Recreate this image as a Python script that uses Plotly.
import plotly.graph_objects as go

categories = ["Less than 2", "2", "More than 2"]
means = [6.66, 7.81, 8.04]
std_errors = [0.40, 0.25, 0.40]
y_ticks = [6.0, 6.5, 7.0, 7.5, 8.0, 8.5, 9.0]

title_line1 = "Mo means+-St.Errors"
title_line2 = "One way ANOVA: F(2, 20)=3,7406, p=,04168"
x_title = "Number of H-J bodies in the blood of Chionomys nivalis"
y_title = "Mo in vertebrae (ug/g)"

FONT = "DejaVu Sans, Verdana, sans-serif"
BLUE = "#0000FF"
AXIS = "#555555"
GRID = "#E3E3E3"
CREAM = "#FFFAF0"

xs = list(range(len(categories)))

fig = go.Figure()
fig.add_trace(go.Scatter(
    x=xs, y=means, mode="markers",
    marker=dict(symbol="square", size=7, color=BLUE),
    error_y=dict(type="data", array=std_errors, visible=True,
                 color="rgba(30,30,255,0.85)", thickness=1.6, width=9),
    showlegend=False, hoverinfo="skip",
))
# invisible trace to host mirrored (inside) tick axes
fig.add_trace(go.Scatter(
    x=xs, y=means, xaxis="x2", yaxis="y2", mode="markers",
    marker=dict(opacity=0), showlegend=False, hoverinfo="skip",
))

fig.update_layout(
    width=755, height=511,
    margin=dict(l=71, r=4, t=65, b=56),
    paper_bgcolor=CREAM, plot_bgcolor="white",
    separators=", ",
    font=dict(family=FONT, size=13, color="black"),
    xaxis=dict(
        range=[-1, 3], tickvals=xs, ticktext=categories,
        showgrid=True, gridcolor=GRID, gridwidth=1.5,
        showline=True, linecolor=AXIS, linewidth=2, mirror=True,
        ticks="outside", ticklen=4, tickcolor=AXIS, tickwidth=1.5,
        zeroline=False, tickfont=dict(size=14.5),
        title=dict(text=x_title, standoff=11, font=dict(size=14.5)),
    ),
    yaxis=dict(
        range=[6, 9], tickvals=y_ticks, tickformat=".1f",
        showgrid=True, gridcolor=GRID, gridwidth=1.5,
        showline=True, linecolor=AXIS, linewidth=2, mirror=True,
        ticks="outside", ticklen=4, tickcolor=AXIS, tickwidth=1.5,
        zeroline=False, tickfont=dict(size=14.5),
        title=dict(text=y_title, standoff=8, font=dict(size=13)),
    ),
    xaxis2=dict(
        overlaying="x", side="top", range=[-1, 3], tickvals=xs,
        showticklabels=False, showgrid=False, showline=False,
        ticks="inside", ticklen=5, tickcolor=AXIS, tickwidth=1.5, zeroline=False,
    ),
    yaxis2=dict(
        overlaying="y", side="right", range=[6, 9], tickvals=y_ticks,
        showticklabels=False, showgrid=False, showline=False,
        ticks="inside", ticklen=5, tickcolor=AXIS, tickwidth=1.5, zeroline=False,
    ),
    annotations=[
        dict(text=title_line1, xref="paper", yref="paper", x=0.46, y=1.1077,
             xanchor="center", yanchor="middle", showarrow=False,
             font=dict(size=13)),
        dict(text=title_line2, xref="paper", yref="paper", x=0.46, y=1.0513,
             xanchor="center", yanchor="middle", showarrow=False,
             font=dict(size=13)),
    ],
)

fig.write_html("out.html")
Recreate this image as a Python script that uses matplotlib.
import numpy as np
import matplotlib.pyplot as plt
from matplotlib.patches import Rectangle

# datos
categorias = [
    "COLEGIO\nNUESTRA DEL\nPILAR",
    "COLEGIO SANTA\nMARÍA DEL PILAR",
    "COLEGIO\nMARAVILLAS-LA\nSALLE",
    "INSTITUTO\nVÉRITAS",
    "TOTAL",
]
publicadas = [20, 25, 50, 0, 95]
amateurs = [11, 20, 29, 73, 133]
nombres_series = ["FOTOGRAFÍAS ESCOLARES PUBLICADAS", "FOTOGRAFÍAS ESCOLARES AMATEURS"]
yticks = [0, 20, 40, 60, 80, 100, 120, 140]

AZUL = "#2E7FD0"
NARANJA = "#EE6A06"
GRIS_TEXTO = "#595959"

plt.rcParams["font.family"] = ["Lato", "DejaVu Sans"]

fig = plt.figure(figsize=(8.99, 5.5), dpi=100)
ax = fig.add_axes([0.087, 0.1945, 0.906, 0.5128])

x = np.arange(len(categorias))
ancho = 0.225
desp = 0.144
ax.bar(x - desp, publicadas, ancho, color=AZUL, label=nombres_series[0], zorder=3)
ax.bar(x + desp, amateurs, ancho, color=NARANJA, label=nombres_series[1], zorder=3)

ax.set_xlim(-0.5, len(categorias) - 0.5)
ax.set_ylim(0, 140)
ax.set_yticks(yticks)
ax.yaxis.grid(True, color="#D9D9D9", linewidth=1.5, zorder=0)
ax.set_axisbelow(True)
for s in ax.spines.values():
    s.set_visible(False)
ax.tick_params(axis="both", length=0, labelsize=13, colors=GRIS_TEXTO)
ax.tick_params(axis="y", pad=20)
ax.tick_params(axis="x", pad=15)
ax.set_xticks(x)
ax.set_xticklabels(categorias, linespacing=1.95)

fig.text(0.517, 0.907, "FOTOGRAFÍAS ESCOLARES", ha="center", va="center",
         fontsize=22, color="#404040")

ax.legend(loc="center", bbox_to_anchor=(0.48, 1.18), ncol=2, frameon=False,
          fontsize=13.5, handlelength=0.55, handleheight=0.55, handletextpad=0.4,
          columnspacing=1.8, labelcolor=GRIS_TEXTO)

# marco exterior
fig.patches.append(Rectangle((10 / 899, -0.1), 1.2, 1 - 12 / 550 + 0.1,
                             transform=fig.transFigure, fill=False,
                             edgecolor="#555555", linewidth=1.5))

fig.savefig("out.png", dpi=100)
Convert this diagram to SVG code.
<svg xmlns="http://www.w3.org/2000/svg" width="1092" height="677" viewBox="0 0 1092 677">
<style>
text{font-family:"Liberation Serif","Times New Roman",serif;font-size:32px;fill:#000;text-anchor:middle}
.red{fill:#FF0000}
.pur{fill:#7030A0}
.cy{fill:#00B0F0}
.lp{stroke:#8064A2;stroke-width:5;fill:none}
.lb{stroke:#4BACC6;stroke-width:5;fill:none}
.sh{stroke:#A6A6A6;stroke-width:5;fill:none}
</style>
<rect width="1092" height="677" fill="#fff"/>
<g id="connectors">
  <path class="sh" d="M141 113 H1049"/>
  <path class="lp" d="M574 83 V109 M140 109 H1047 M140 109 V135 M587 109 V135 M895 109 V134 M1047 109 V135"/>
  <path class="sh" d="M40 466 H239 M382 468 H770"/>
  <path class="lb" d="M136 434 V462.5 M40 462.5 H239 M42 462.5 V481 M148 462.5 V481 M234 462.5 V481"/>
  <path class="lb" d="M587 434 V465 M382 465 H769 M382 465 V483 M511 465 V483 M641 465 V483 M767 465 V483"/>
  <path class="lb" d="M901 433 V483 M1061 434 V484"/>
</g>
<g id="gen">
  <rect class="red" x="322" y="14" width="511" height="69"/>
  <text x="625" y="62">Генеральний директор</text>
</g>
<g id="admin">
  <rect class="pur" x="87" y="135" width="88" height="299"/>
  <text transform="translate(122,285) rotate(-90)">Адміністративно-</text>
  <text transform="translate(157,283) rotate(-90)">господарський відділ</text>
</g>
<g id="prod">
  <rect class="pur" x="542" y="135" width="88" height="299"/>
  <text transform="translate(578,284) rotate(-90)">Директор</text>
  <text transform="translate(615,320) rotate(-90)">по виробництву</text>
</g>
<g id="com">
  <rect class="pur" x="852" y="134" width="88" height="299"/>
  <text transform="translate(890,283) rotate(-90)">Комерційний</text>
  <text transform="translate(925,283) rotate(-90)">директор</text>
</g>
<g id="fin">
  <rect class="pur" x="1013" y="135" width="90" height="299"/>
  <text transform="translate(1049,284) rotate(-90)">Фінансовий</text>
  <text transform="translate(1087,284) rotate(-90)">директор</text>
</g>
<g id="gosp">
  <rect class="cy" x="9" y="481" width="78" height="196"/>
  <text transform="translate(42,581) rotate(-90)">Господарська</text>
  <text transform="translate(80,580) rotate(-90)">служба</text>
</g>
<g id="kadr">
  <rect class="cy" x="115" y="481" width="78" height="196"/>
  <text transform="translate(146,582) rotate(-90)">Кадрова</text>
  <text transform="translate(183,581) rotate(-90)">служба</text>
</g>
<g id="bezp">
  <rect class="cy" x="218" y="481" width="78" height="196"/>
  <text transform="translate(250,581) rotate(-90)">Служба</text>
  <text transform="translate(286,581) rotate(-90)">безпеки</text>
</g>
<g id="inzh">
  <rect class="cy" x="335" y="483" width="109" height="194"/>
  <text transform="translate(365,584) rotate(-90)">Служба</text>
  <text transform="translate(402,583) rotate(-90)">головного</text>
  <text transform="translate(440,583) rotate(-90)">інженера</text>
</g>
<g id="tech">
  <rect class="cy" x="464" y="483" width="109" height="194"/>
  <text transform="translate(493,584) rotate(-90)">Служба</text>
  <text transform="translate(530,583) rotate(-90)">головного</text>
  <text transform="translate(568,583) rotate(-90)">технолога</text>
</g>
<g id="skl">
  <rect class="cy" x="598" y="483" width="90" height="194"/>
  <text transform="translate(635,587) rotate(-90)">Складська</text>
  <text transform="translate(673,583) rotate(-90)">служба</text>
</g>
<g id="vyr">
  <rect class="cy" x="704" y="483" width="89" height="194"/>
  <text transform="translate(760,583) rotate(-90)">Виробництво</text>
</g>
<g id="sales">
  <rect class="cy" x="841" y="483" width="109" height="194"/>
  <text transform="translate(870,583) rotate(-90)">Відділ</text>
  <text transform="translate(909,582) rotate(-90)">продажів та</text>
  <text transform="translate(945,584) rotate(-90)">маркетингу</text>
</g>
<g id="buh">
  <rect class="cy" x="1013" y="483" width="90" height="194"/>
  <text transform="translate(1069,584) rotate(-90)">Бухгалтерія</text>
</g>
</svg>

Task goal: From the opening line of the data above through the line that contains "y_ticks = [6.0, 6.5, 7.0, 7.5, 8.0, 8.5, 9.0]", please print each line as it stands and only those lines.

Solution to the exercise:
Recreate this image as a Python script that uses Plotly.
import plotly.graph_objects as go

categories = ["Less than 2", "2", "More than 2"]
means = [6.66, 7.81, 8.04]
std_errors = [0.40, 0.25, 0.40]
y_ticks = [6.0, 6.5, 7.0, 7.5, 8.0, 8.5, 9.0]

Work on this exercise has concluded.